The row of books looked strange and creepy, like a body in various stages of decomposition; the pages deteriorating and oozing into each other, worn out and exhausted by time and weather.
Immediately Chris McCandless came to mind. Chris was a spiritual seeker who came to Alaska to excavate his heart, like so many others who take to the woods on a vision quest of sorts, testing their ability to survive, asking themselves the big questions and hoping to find answers in the wilderness.
He burns his trust fund money, travels the country, and finally makes his way to the far north, seeking solitude, self-sufficiency and what he called the "ultimate freedom." After isolating himself (settling into an abandoned school bus), he shoots game, able to sustain himself for a while, but eventually the harsh realities of wilderness-living set in. Unfortunately, he never made it out alive, having starved to death (after eating a poisonous wild plant).
In the end, McCandless realizes the importance of the very thing he was trying to escape, that of sustaining and nurturing human relationships. Society may have "tied him down" but isolation from others is what ultimately killed him. I highly recommend the movie, Into The Wild (Netflix), about his daring adventures and final demise.
I took a magnifying glass to the photograph of books, trying to decipher what the seeker was reading. You can tell a lot about a person by perusing his/her bookshelf. Or maybe not (perusing my own, there is everything from Reverence to the Anarchist's Cookbook), but still I wondered.
Who was he? Why did he come to this old, run-down cabin? What was he searching for, living in such a remote place?
Only two of the books revealed their identification. Youth is Wasted on the Young is a collection of quotations and extracts examining the wisdom of aging. Wry comments taken from life and literature capture the wisdom of growing older, and the adventurous spirit of youth we all experience.
"In youth we run into difficulties; in old age difficulties run into us." (Josh Billings noted about Youth). Maybe the seeker was contemplating the rigors of aging; was he middle-aged, or already an old man who chose to live in peace far away from civilized society? Surely it's not uncommon for people to feel alone and isolated as they age (especially after losing a partner, experiencing an illness, or not maintaining close family ties). Whoever tried to eek out a life in this cabin was doing so by choice, escaping the perceived confines of their own town and community.

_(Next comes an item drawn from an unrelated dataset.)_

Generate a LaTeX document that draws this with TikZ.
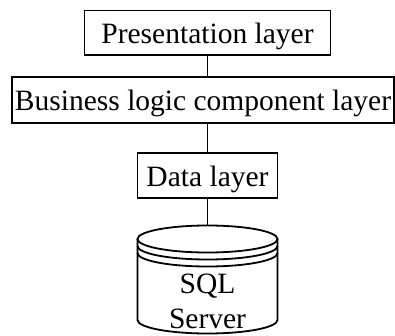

Testing his limits and abilities, living life fully on a razor's edge, becoming one with nature, or trying to escape a tortured past? Who knows?

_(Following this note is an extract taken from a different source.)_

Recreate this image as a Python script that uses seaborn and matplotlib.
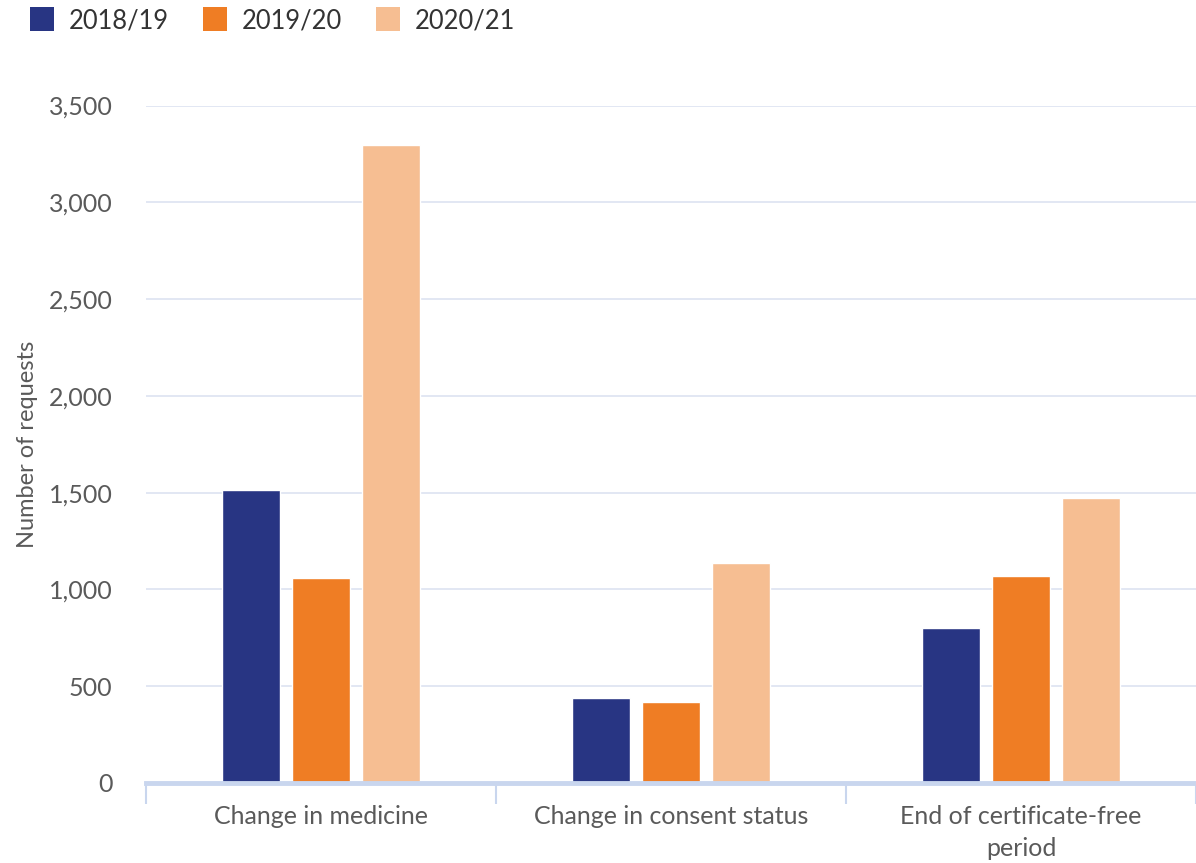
import pandas as pd
import matplotlib.pyplot as plt
import seaborn as sns
from matplotlib.patches import Patch

# values
categories = ['Change in medicine', 'Change in consent status', 'End of certificate-free\nperiod']
years = ['2018/19', '2019/20', '2020/21']
v_2018 = [1515, 437, 799]
v_2019 = [1057, 416, 1072]
v_2020 = [3294, 1136, 1474]
yticks = [0, 500, 1000, 1500, 2000, 2500, 3000, 3500]

colors = ['#283583', '#EF7D24', '#F6BE92']
grey = '#5a5a5a'

rows = []
for yr, vals in zip(years, [v_2018, v_2019, v_2020]):
    for cat, v in zip(categories, vals):
        rows.append({'Category': cat, 'Year': yr, 'Requests': v})
df = pd.DataFrame(rows)

sns.set_style('white')
plt.rcParams['font.family'] = ['Lato', 'DejaVu Sans']

fig = plt.figure(figsize=(11.96, 8.63), dpi=100)
ax = fig.add_axes([0.122, 0.0927, 0.878, 0.785])

sns.barplot(data=df, x='Category', y='Requests', hue='Year', palette=colors,
            width=0.6, gap=0.17, saturation=1, legend=False, ax=ax, zorder=3)

ax.set_ylim(0, 3500)
ax.set_xlim(-0.5, 2.5)
ax.set_yticks(yticks)
ax.set_yticklabels([f'{t:,}' for t in yticks])
ax.grid(axis='y', color='#dde3f1', linewidth=1.2, zorder=0)
ax.set_axisbelow(True)

for s in ['top', 'right', 'left']:
    ax.spines[s].set_visible(False)
ax.spines['bottom'].set_color('#c9d6ee')
ax.spines['bottom'].set_linewidth(3.5)
ax.spines['bottom'].set_zorder(4)

ax.tick_params(axis='y', length=0, labelsize=18, labelcolor=grey, pad=24)
ax.tick_params(axis='x', which='major', length=0, labelsize=18, labelcolor=grey, pad=16)
ax.set_xticks([-0.5, 0.5, 1.5, 2.5], minor=True)
ax.tick_params(axis='x', which='minor', bottom=True, length=15, width=1.5,
               color='#c9d6ee', direction='out')
for lbl in ax.get_xticklabels():
    lbl.set_linespacing(1.45)

ax.set_xlabel('')
ax.set_ylabel('Number of requests', fontsize=17, color=grey, labelpad=8)

handles = [Patch(facecolor=c, edgecolor='none', label=y) for c, y in zip(colors, years)]
fig.legend(handles=handles, loc='upper left', bbox_to_anchor=(0.006, 1.018), ncol=3,
           frameon=False, fontsize=18.4, handlelength=0.95, handleheight=1.05,
           handletextpad=0.55, columnspacing=1.35, labelcolor='#333333')

fig.savefig('out.png', dpi=100)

The other book, A Place for Noah, is a story about the challenges the writer, Josh Greenfield, experienced raising a child with multiple handicaps. Noah was born with developmental delays; he did not speak intelligibly, and was dependent on his family for all his physical needs. Noah's brother, Karl, vacillates between his anger at Noah for the sacrifices his family must make in their day-to-day caregiving role, and a deep love and sorrow for his brother's circumstance. Karl does not want his brother to be institutionalized (though he is for a short period of time), yet finds it difficult to fold Noah into the normal activities he enjoys with his family and friends. Noah is an outcast with serious, lifelong challenges.
Both pieces of work reveal this: the experience of not quite fitting in with society at large; a feeling-sense of not belonging to the normal, youth-worshipping culture. By choice or by chance, many of us may at times feel we don't belong, or we are outside the group, looking in.

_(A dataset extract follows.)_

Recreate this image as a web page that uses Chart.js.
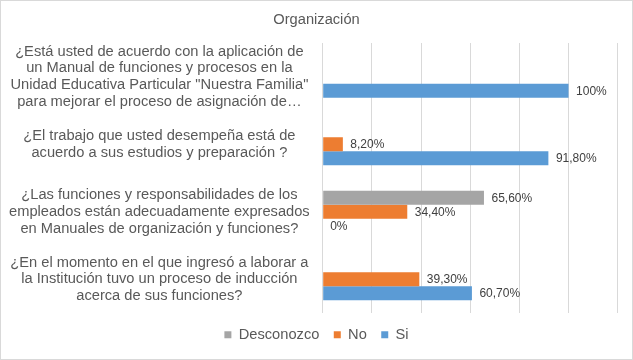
<!DOCTYPE html>
<html>
<head>
<meta charset="utf-8">
<script src="https://cdn.jsdelivr.net/npm/chart.js@4.4.0/dist/chart.umd.min.js"></script>
<style>
  html, body { margin: 0; padding: 0; background: #fff; }
  #wrap { position: relative; width: 633px; height: 360px; }
  #chart { display: block; }
  #frame { position: absolute; left: 0; top: 0; width: 633px; height: 360px; box-sizing: border-box; border: 1px solid #d9d9d9; pointer-events: none; }
</style>
</head>
<body>
<div id="wrap">
  <canvas id="chart" width="633" height="360"></canvas>
  <div id="frame"></div>
</div>
<script>
const chartTitle = "Organización";

const questions = [
  ["¿Está usted de acuerdo con la aplicación de", "un Manual de funciones y procesos en la", "Unidad Educativa Particular \"Nuestra Familia\"", "para mejorar el proceso de asignación de…"],
  ["¿El trabajo que usted desempeña está de", "acuerdo a sus estudios y preparación ?"],
  ["¿Las funciones y responsabilidades de los", "empleados están adecuadamente expresados", "en Manuales de organización y funciones?"],
  ["¿En el momento en el que ingresó a laborar a", "la Institución tuvo un proceso de inducción", "acerca de sus funciones?"]
];

const seriesNames = ["Desconozco", "No", "Si"];
const desconozco = [null, null, 65.6, null];
const no = [null, 8.2, 34.4, 39.3];
const si = [100, 91.8, 0, 60.7];
const seriesColors = ["#a5a5a5", "#ed7d31", "#5b9bd5"];

const xMin = 0;
const xMax = 120;
const xStep = 20;

const FONT = "'Liberation Sans', Arial, sans-serif";
const TEXT = "#595959";

function pct(v) {
  if (Number.isInteger(v)) return v + "%";
  return v.toFixed(2).replace(".", ",") + "%";
}

// value labels to the right of each bar
const valueLabels = {
  id: "valueLabels",
  afterDatasetsDraw(chart) {
    const ctx = chart.ctx;
    ctx.save();
    ctx.font = "12px " + FONT;
    ctx.fillStyle = "#404040";
    ctx.textAlign = "left";
    ctx.textBaseline = "middle";
    chart.data.datasets.forEach((ds, i) => {
      chart.getDatasetMeta(i).data.forEach((bar, j) => {
        const v = ds.data[j];
        if (v === null || v === undefined) return;
        ctx.fillText(pct(v), bar.x + 7.5, bar.y + 0.5);
      });
    });
    ctx.restore();
  }
};

const seriesData = [desconozco, no, si];

new Chart(document.getElementById("chart"), {
  type: "bar",
  data: {
    labels: questions,
    datasets: seriesNames.map((name, i) => ({
      label: name,
      data: seriesData[i],
      backgroundColor: seriesColors[i],
      borderWidth: 0,
      categoryPercentage: 0.622,
      barPercentage: 1
    }))
  },
  options: {
    indexAxis: "y",
    responsive: false,
    animation: false,
    devicePixelRatio: 1,
    layout: { padding: { left: 0, right: 0, top: 0, bottom: 7.9 } },
    scales: {
      x: {
        min: xMin,
        max: xMax,
        ticks: { display: false, stepSize: xStep },
        grid: { color: "#d9d9d9", lineWidth: 1, drawTicks: false },
        border: { display: false }
      },
      y: {
        ticks: {
          color: TEXT,
          crossAlign: "center",
          autoSkip: false,
          padding: 13,
          font: { family: FONT, size: 14.67, lineHeight: 1.14 }
        },
        grid: { display: false, drawTicks: false },
        border: { display: false },
        afterFit(s) {
          s.width = 322.7;
          s.paddingTop = 0;
          s.paddingBottom = 0;
        }
      },
      // empty right margin so the title and legend stay centred on the canvas
      yRight: {
        type: "linear",
        position: "right",
        ticks: { display: false },
        grid: { display: false, drawTicks: false },
        border: { display: false },
        afterFit(s) {
          s.width = 15.3;
          s.paddingTop = 0;
          s.paddingBottom = 0;
        }
      }
    },
    plugins: {
      title: {
        display: true,
        text: chartTitle,
        color: TEXT,
        font: { family: FONT, size: 14.67, weight: "normal" },
        padding: { top: 10.7, bottom: 14.7 }
      },
      legend: {
        position: "bottom",
        labels: {
          color: TEXT,
          boxWidth: 7,
          boxHeight: 7,
          padding: 14.4,
          font: { family: FONT, size: 14.67 }
        }
      },
      tooltip: { enabled: false }
    }
  },
  plugins: [valueLabels]
});
</script>
</body>
</html>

Ever feel that way? Maybe it is because we are always changing and evolving in the life cycle, growing into the person we want to be, and at the same time, letting go of old habits and ways of being. So at times ones feels off-kilter, in limbo or in a suspended animation.
Taking drastic measures to isolate oneself in the wilderness may be a soulful, life-enhancing venture.
But sooner or later, you have to walk out of the woods and hold hands with your fellow man.